- **Exercise details**
Using the data below, copy every line that contains the word "this".

- **Exercise material**

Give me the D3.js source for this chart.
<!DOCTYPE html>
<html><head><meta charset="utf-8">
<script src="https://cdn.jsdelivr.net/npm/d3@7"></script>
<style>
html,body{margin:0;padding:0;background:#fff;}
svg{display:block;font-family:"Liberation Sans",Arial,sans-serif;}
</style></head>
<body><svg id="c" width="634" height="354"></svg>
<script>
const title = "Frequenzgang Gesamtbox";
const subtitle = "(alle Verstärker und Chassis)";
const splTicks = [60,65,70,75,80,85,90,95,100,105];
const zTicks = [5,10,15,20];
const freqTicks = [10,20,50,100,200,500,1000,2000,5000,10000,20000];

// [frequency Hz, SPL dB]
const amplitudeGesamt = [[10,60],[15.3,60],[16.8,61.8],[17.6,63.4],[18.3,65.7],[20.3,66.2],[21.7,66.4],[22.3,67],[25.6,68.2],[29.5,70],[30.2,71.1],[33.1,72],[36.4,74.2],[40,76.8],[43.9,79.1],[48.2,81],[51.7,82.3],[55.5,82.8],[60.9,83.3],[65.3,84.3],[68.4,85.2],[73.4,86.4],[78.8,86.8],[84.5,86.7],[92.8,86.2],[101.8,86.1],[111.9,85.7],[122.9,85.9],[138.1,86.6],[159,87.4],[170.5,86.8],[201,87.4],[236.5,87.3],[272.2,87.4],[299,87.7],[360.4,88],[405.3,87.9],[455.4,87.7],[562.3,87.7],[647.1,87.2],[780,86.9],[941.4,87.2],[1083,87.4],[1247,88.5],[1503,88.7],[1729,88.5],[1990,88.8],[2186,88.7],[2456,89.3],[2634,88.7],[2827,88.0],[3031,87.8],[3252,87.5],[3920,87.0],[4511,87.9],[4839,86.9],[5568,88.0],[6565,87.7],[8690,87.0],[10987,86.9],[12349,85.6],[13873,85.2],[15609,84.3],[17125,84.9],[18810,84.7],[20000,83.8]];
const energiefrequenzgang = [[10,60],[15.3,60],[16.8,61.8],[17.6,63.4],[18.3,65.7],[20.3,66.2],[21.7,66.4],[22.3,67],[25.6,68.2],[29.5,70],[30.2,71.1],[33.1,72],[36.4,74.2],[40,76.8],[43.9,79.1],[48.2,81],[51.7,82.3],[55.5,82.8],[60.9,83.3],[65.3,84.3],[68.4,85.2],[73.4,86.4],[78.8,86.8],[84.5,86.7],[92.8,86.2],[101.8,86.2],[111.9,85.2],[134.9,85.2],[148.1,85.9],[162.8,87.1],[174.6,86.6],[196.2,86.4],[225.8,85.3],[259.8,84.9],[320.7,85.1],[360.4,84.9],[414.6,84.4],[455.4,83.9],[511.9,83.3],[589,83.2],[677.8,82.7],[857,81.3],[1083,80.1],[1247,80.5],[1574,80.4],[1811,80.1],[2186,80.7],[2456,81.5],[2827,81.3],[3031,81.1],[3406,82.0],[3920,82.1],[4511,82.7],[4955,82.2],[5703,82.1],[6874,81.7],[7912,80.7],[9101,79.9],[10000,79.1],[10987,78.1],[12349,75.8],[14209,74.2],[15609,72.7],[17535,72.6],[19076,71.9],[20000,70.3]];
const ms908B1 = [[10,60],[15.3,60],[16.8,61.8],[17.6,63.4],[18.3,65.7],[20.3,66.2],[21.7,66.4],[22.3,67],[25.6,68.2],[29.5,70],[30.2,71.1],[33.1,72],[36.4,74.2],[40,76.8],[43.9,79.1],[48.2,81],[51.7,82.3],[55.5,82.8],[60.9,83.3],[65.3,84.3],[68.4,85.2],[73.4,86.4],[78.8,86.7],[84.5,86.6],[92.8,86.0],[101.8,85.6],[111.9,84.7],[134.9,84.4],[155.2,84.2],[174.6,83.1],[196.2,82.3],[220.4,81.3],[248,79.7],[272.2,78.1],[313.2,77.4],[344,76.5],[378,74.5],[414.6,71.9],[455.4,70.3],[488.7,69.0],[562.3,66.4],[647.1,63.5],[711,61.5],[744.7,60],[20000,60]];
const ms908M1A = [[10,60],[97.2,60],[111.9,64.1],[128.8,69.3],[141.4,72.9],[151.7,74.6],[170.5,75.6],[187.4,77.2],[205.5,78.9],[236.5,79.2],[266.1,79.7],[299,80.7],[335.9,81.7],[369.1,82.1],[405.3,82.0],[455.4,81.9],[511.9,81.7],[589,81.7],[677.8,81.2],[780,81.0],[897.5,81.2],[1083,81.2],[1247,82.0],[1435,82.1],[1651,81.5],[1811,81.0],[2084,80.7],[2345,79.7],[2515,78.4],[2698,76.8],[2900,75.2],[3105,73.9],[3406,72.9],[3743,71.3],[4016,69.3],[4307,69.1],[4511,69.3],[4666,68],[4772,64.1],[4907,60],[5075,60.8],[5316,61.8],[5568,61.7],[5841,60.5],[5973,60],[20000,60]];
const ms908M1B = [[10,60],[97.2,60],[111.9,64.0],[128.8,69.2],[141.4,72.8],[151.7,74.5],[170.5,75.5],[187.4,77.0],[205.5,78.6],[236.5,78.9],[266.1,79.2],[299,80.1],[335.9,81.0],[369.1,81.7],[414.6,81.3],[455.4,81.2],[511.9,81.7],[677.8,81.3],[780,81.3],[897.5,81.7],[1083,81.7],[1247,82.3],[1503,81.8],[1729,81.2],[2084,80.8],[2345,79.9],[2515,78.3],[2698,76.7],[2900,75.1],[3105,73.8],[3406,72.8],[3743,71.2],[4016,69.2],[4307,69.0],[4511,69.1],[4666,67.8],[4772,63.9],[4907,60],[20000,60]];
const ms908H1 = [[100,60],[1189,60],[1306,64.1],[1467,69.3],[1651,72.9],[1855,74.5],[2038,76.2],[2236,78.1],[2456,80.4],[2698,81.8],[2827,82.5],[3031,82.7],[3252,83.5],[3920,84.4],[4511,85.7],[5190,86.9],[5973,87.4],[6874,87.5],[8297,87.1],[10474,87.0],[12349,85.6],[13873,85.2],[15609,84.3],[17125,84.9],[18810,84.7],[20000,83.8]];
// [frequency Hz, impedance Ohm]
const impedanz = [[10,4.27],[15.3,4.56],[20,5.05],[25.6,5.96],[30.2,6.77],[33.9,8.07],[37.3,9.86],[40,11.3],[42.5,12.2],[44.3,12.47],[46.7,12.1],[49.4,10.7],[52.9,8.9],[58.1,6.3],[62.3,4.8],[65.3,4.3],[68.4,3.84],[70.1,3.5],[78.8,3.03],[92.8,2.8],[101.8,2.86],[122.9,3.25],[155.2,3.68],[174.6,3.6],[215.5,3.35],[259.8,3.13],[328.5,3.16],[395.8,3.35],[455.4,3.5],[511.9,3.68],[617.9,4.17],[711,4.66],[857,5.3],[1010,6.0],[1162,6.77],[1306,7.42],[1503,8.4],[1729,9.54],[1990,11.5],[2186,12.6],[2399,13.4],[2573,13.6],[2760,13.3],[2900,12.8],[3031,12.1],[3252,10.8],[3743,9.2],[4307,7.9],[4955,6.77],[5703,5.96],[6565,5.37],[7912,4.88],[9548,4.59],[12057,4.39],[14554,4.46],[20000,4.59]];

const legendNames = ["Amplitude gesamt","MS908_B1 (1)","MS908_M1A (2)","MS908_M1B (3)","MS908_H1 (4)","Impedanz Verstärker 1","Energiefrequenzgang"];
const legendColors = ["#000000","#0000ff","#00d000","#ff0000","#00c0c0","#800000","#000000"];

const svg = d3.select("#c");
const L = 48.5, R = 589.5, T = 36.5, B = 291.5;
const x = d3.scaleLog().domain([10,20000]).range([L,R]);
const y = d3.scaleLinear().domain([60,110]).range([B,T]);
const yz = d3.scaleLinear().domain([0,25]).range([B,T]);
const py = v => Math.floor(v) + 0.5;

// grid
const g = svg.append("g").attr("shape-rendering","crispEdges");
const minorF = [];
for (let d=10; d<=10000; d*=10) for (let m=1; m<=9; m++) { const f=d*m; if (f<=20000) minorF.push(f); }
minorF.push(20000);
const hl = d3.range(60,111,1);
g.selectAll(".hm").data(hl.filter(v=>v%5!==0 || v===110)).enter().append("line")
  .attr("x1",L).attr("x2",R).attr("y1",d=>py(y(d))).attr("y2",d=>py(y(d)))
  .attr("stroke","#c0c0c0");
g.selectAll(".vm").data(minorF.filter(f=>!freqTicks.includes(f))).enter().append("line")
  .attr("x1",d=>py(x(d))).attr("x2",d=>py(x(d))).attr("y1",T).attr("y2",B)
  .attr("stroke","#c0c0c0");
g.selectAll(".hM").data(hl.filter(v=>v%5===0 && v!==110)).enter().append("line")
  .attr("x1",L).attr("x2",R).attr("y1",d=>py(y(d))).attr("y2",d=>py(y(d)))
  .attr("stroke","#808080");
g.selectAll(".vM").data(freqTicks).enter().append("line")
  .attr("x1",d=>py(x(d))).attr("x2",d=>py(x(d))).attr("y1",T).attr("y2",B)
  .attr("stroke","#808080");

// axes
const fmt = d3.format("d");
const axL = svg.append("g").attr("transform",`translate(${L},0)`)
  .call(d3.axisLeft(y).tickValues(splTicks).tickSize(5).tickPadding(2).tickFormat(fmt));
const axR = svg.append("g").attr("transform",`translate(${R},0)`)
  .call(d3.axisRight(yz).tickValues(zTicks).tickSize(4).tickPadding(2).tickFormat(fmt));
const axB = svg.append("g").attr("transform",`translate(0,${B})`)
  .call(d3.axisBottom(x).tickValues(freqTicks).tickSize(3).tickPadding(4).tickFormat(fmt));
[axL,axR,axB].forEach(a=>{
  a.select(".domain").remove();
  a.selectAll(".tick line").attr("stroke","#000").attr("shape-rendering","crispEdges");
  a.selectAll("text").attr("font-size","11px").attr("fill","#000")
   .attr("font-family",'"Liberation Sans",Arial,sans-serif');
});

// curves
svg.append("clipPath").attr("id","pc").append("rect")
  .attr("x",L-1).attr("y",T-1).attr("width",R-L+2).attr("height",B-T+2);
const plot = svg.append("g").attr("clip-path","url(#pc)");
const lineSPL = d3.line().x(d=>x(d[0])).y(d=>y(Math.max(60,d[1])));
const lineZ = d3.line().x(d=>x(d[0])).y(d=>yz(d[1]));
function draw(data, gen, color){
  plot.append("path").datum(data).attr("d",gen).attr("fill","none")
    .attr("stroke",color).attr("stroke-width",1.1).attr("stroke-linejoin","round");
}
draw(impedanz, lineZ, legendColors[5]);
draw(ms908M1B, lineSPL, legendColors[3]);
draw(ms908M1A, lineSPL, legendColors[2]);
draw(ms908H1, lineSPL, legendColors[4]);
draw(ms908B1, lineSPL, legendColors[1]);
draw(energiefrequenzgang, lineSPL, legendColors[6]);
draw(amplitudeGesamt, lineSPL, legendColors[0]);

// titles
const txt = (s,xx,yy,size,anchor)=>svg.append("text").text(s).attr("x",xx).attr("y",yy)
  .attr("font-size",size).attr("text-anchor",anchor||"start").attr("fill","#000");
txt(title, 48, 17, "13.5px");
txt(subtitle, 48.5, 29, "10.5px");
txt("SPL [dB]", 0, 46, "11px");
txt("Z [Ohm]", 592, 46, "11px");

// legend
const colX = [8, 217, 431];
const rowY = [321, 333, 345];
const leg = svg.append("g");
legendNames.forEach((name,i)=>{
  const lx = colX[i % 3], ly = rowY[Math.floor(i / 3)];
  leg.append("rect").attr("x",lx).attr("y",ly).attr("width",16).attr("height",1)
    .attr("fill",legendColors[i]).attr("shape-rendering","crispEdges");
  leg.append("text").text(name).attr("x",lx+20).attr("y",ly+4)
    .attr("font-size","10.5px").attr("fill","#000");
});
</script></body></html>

* * *

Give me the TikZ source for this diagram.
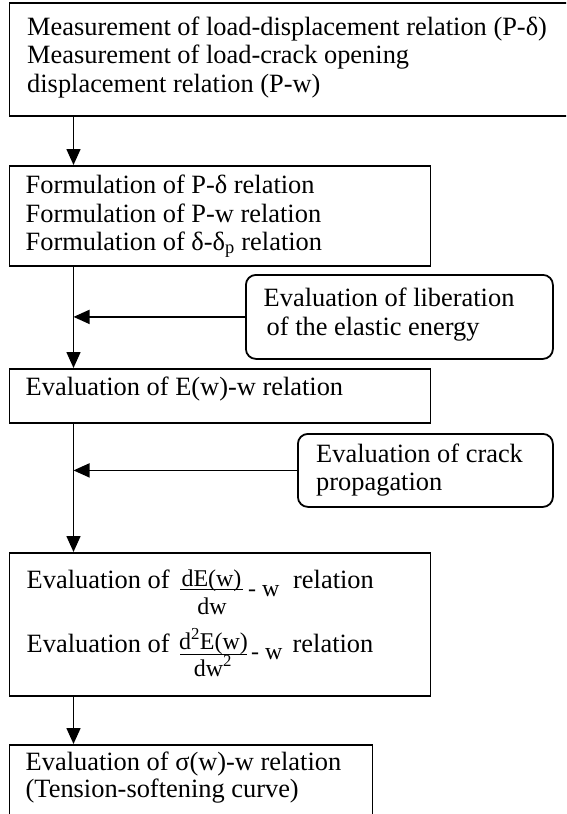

* * *

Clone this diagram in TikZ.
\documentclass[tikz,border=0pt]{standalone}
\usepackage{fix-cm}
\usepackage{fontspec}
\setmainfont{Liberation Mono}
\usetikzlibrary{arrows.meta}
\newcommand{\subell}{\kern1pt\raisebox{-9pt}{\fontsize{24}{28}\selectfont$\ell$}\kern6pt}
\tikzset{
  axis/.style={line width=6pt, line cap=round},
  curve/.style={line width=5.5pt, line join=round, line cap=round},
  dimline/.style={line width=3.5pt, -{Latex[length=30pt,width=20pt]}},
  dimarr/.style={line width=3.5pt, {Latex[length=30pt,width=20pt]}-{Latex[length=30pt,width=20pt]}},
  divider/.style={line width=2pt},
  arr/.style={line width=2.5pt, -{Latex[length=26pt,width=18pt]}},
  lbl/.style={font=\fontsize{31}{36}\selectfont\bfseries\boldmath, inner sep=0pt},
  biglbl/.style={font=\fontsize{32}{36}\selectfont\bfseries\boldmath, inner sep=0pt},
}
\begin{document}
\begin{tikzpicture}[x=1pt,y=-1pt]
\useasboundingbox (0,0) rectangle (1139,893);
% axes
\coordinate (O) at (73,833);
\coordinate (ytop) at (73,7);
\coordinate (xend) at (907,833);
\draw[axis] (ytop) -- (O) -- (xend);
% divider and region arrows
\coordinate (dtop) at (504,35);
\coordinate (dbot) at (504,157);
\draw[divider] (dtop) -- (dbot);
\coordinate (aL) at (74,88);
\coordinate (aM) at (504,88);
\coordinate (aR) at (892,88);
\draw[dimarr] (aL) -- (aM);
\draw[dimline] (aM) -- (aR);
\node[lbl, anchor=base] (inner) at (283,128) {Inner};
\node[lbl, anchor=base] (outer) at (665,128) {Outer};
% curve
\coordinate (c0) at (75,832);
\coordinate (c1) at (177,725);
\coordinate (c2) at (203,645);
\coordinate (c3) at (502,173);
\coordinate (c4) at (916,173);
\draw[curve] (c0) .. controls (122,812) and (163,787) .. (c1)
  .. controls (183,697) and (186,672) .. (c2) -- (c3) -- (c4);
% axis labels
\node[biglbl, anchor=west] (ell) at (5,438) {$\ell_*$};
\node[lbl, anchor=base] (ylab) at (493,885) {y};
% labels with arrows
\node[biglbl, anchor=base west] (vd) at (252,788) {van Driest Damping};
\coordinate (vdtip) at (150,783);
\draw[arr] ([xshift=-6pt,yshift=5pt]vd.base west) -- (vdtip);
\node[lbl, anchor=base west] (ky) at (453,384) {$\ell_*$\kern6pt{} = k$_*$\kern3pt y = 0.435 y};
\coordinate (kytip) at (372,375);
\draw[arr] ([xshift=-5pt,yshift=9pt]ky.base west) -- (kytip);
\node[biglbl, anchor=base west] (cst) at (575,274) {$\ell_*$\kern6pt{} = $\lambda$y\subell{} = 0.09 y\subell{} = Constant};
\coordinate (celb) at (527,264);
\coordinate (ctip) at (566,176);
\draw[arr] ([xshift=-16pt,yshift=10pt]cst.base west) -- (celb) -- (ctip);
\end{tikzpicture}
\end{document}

- **Correct answer**
Give me the D3.js source for this chart.
Give me the TikZ source for this diagram.
Clone this diagram in TikZ.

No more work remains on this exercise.